A proof that such a solution exists, and is unique, will be left as an exercise for the reader (mainly since I don't have such a proof, but I'm somewhat confident that it works). Such a tensor may be constructed in a similar fashion to how the stochastic matrix for bigrams was constructed. We could think of this tensor as a multi-dimensional Markov chain, where we have a network that represents the probability of \(a_\alpha a_\beta\) being followed by \(a_\gamma\). I'm not sure how such a network could be represented graphically.

But what if we're not interested in letter frequencies? What if we have a burning desire to derive bigram frequencies from a 5-gram frequency distribution? Or, indeed, any \(p\)-gram distribution from some \(n\)-gram distribution? Don't worry, we can do that. Just define \(T_{n,p}\in\mathbb{R}^{k^n}\) as

\[ T_{n,p}\!:\ \mathbb{R}^{k^{(n-p)}}\mapsto\mathbb{R}^{k^p},\ T{(\gamma)}_{i_1,\ \ldots,\ i_n}=\frac{1}{k^{n-p-1}}\cdot\left\langle \gamma,\left(\begin{matrix} (T_n)_{i,\ \ldots,\ 1} & \cdots & \\ \vdots & \ddots & \\ & & (T_n)_{i,\ \ldots,\ k} \end{matrix}\right)\right\rangle,\quad p\leq n-p \]

and then \(T_n=T_{n,1}\). Then adapt our stretching function to \(\Gamma_{r,q}:\ \mathbb{R}^{k^r}\mapsto\mathbb{R}^{k^q},\ \Gamma_q=\Gamma_{1,q}\) and we find that the \(p\)-gram distribution \(\pi_p\) from some \(n\)-gram distribution is such that \(T_{n,p}\circ\Gamma_{(n-p),p}(\pi_p)=\pi_p\).

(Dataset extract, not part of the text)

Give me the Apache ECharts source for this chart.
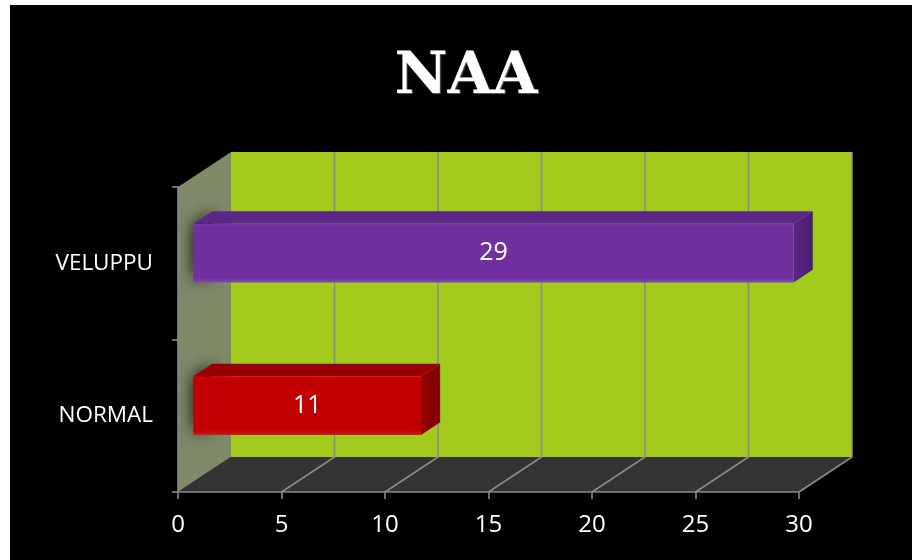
<!DOCTYPE html>
<html>
<head>
<meta charset="utf-8">
<script src="https://cdn.jsdelivr.net/npm/echarts@6/dist/echarts.min.js"></script>
<style>
  html, body { margin: 0; padding: 0; background: #ffffff; }
  #chart { position: absolute; left: 10px; top: 5px; width: 902px; height: 555px; background: #000000; }
</style>
</head>
<body>
<div id="chart"></div>
<script>
// Chart content
const chartTitle = 'NAA';
const categories = ['NORMAL', 'VELUPPU'];
const values = [11, 29];
const valueTicks = [0, 5, 10, 15, 20, 25, 30];

// Face colours per bar: [front, top, side]
const barPalette = [
  ['#c00000', '#960000', '#7e0000'],
  ['#7030a0', '#5a2688', '#4a1d70']
];

// Perspective of the pseudo-3D box (depth direction in pixels)
const DEPTH_X = 53;
const DEPTH_Y = -35;
const BAR_FRONT = 0.29;   // bar front face, as a fraction of the depth
const BAR_BACK = 0.65;    // bar back face
const BAR_THICK = 0.385;  // bar height as a fraction of the category band

const FONT = '"Open Sans", "Liberation Sans", sans-serif';
const GRID_GREY = '#8a8a8a';

const chart = echarts.init(document.getElementById('chart'), null, { renderer: 'canvas' });

function renderRoom(params, api) {
  const cs = params.coordSys;
  const left = cs.x, top = cs.y, bottom = cs.y + cs.height;
  const xEnd = api.coord([valueTicks[valueTicks.length - 1], 0])[0];
  const children = [];
  // side wall
  children.push({ type: 'polygon', shape: { points: [[left, top], [left + DEPTH_X, top + DEPTH_Y], [left + DEPTH_X, bottom + DEPTH_Y], [left, bottom]] },
    style: { fill: '#7f8a69' } });
  // floor
  children.push({ type: 'polygon', shape: { points: [[left, bottom], [xEnd, bottom], [xEnd + DEPTH_X, bottom + DEPTH_Y], [left + DEPTH_X, bottom + DEPTH_Y]] },
    style: { fill: '#333333' } });
  // back wall
  children.push({ type: 'rect', shape: { x: left + DEPTH_X, y: top + DEPTH_Y, width: xEnd - left, height: bottom - top },
    style: { fill: '#a3cb1d' } });
  // grid lines on floor and back wall
  valueTicks.forEach(function (v) {
    if (v === valueTicks[0]) return;
    const x = api.coord([v, 0])[0];
    children.push({ type: 'polyline', shape: { points: [[x, bottom], [x + DEPTH_X, bottom + DEPTH_Y], [x + DEPTH_X, top + DEPTH_Y]] },
      style: { stroke: GRID_GREY, lineWidth: 1.6, fill: null } });
  });
  return { type: 'group', children: children };
}

function renderBar(params, api) {
  const idx = params.dataIndex;
  const cat = api.value(1);
  const val = api.value(0);
  const p0 = api.coord([0, cat]);
  const p1 = api.coord([val, cat]);
  const band = api.size([0, 1])[1];
  const h = band * BAR_THICK;
  const fx = DEPTH_X * BAR_FRONT, fy = DEPTH_Y * BAR_FRONT;
  const dx = DEPTH_X * (BAR_BACK - BAR_FRONT), dy = DEPTH_Y * (BAR_BACK - BAR_FRONT);
  const l = p0[0] + fx, r = p1[0] + fx;
  const t = p0[1] - h / 2 + fy, b = p0[1] + h / 2 + fy;
  const pal = barPalette[idx % barPalette.length];
  return {
    type: 'group',
    children: [
      // hidden left end of the bar; only its blurred shadow shows on the side wall
      { type: 'polygon', shape: { points: [[l + 1, t + 1], [l + dx, t + dy + 1], [l + dx, b + dy], [l + 1, b - 1]] },
        style: { fill: '#000000', shadowBlur: 18, shadowColor: 'rgba(0,0,0,1)', shadowOffsetX: 0, shadowOffsetY: 0 } },
      // top face
      { type: 'polygon', shape: { points: [[l, t], [r, t], [r + dx, t + dy], [l + dx, t + dy]] },
        style: { fill: pal[1] } },
      // right face
      { type: 'polygon', shape: { points: [[r, t], [r + dx, t + dy], [r + dx, b + dy], [r, b]] },
        style: { fill: new echarts.graphic.LinearGradient(0, 0, 1, 0, [
          { offset: 0, color: pal[1] }, { offset: 1, color: pal[2] }]) } },
      // front face
      { type: 'rect', shape: { x: l, y: t, width: r - l, height: b - t },
        style: { fill: new echarts.graphic.LinearGradient(0, 0, 0, 1, [
          { offset: 0, color: echarts.color.lift(pal[0], -0.12) },
          { offset: 0.06, color: pal[0] },
          { offset: 0.92, color: pal[0] },
          { offset: 1, color: echarts.color.lift(pal[0], 0.12) }]) } },
      // value label
      { type: 'text', x: (l + r) / 2, y: (t + b) / 2,
        style: { text: String(val), fill: '#ffffff', font: '25px ' + FONT, align: 'center', verticalAlign: 'middle' } }
    ]
  };
}

const option = {
  backgroundColor: '#000000',
  animation: false,
  title: {
    text: chartTitle,
    left: 451, top: 39, textAlign: 'center',
    textStyle: { color: '#ffffff', fontFamily: '"DejaVu Serif", serif', fontWeight: 'bold', fontSize: 58,
      textShadowColor: 'rgba(160,160,160,0.6)', textShadowOffsetX: 1, textShadowOffsetY: 1, textShadowBlur: 1 }
  },
  grid: { left: 168, right: 113, top: 182, bottom: 68 },
  xAxis: {
    type: 'value', min: valueTicks[0], max: valueTicks[valueTicks.length - 1], interval: valueTicks[1] - valueTicks[0],
    axisLine: { show: true, lineStyle: { color: GRID_GREY, width: 1.6 } },
    axisTick: { show: true, length: 7, lineStyle: { color: GRID_GREY, width: 1.6 } },
    splitLine: { show: false },
    axisLabel: { color: '#ffffff', fontSize: 24, fontFamily: FONT, margin: 21 }
  },
  yAxis: {
    type: 'category', data: categories,
    axisLine: { show: true, lineStyle: { color: GRID_GREY, width: 1.6 } },
    axisTick: { show: true, length: 6, lineStyle: { color: GRID_GREY, width: 1.6 } },
    splitLine: { show: false },
    axisLabel: { color: '#ffffff', fontSize: 22.5, fontFamily: FONT, margin: 25 }
  },
  series: [
    { type: 'custom', z: -1, silent: true, renderItem: renderRoom, data: [[0, 0]] },
    { type: 'custom', z: 3, renderItem: renderBar,
      data: values.map(function (v, i) { return [v, i]; }) }
  ]
};
chart.setOption(option);
</script>
</body>
</html>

Or rather, I think it works. I haven't actually tried that last bit out properly but I'm reasonably certain it works. Certainly more than 50% certain, but I will make no more advances on that. I think it looks pretty reasonable, although I will admit that the dimensions of each bit aren't particular clear and I should really find a nice way of notating that... Actually all of the notation in this post has been a bit unclear I think! Well done if you've managed to decipher my inane babbling.

So, what was the point of all this again? I'm not too sure, but I think it's kind of fun. Initially I came up with this concept when I was doing some research into zero-plaintext attacks for Hill ciphers, but couldn't find a practical use for it. Let me know if you do, or if you manage to figure out that one of the described techniques definitely works or doesn't.